In 1846, he left railroading and moved into the field where he would achieve his ultimate success he was appointed Chief Engineer for the Boston Water Works. While there, he designed and built the most important structures needed for the works, including the Brookline Reservoir. In 1850, he became the sole commissioner on the Boston water department and the following year added City Engineer to his title, which placed him in charge of surveying for streets and harbor improvements. He left Boston for Chicago in 1855, accepting a challenge that might well have daunted others the position of Engineer for the Chicago Board of Sewerage Commissioners.
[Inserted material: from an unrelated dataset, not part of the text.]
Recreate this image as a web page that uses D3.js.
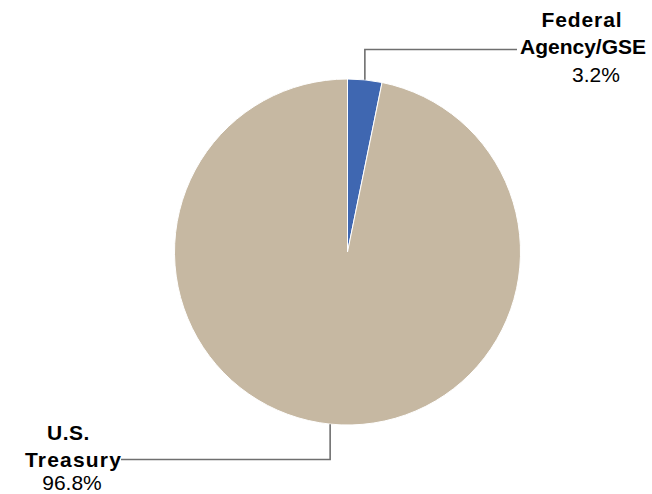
<!DOCTYPE html>
<html>
<head>
<meta charset="utf-8">
<script src="https://cdn.jsdelivr.net/npm/d3@7/dist/d3.min.js"></script>
<style>
  html, body { margin: 0; padding: 0; background: #ffffff; }
  svg { display: block; }
  text { font-family: "Liberation Sans", Arial, sans-serif; fill: #000; }
</style>
</head>
<body>
<svg id="chart" width="652" height="494"></svg>
<script>
// Portfolio composition by security type
const categories = ["Federal Agency/GSE", "U.S. Treasury"];
const shares = [3.2, 96.8];
const labelLines = [["Federal", "Agency/GSE"], ["U.S.", "Treasury"]];
const valueLabels = ["3.2%", "96.8%"];
const colors = ["#3F67B1", "#C6B8A2"];

const width = 652, height = 494;
const cx = 347.5, cy = 252, radius = 173;

const svg = d3.select("#chart");
const g = svg.append("g").attr("transform", `translate(${cx},${cy})`);

const data = categories.map((c, i) => ({ name: c, value: shares[i], i }));
const pie = d3.pie().sort(null).value(d => d.value);
const arcs = pie(data);
const arc = d3.arc().innerRadius(0).outerRadius(radius);

g.selectAll("path.slice")
  .data(arcs)
  .join("path")
  .attr("class", "slice")
  .attr("d", arc)
  .attr("fill", d => colors[d.data.i])
  .attr("stroke", "#ffffff")
  .attr("stroke-width", 1);

// Point on the rim at each slice's mid-angle
function rimPoint(d) {
  const a = (d.startAngle + d.endAngle) / 2;
  return [radius * Math.sin(a), -radius * Math.cos(a)];
}

// Label placement: elbow y (relative to centre), line end x, text anchors
const layout = [
  { elbowY: 49.5 - cy, endX: 517 - cx,
    lines: [{ x: 582, y: 26.5, ls: 0.9 }, { x: 583, y: 54, ls: 0 }], pct: { x: 596, y: 82 } },
  { elbowY: 459.5 - cy, endX: 121 - cx,
    lines: [{ x: 68.5, y: 439.5, ls: 0.5 }, { x: 73.5, y: 467, ls: 1.2 }], pct: { x: 72, y: 489.5 } }
];

arcs.forEach((d, k) => {
  const [px, py] = rimPoint(d);
  const L = layout[k];
  g.append("path")
    .attr("d", `M${px},${py} V${L.elbowY} H${L.endX}`)
    .attr("fill", "none")
    .attr("stroke", "#6f6f6f")
    .attr("stroke-width", 1.6);

  labelLines[k].forEach((t, j) => {
    svg.append("text")
      .attr("x", L.lines[j].x)
      .attr("y", L.lines[j].y)
      .attr("text-anchor", "middle")
      .attr("font-size", 21)
      .attr("font-weight", "bold")
      .attr("letter-spacing", L.lines[j].ls)
      .text(t);
  });
  svg.append("text")
    .attr("x", L.pct.x)
    .attr("y", L.pct.y)
    .attr("text-anchor", "middle")
    .attr("font-size", 21)
    .text(valueLabels[k]);
});
</script>
</body>
</html>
In the 1850s, the bustling new metropolis of Chicago had the highest death rate of any American city; epidemics of cholera and dysentery repeatedly swept through the population, with devastating results. Sewage was dumped into the Chicago River, where it flowed into the city's main source of drinking water, Lake Michigan. And the water system had other problems. Residents reported that small fish sometimes came spurting out when they opened water faucets. The early Chicagoans reportedly joked, "When you turned on the water, you got chowder! " It had already been demonstrated in Europe that cleaner water could be acquired by drawing it from farther out into a lake, away from the flow of the sewage. Chesbrough designed and constructed a tunnel extending two miles out into Lake Michigan, beyond the point where the water had been fouled. A water intake crib was constructed on shore, then floated out two miles and sunk into the lakebed by loading bricks into its bottom. There the crib was attached to the end of the tunnel. (See Chesbrough's Chicago Water Supply.) Then Chesbrough set about literally raising Chicago out of its own muck. He believed that the streets were too low to adequately drain the new sewers he intended to construct. Under his supervision, the entire downtown area was raised by about 10 feet, the buildings lifted by jackscrews so that new foundations could be built under them. Chesbrough endured complaints and legal actions from business owners on whom the cost of raising the buildings was placed. In 1879, Chesbrough resigned as Chicago's commissioner of public works with a national reputation as an authority on urban water and sewer issues. Throughout retirement, he continued to work as a consultant on water systems for major metropolitan cities such as New York, Toronto, and Memphis.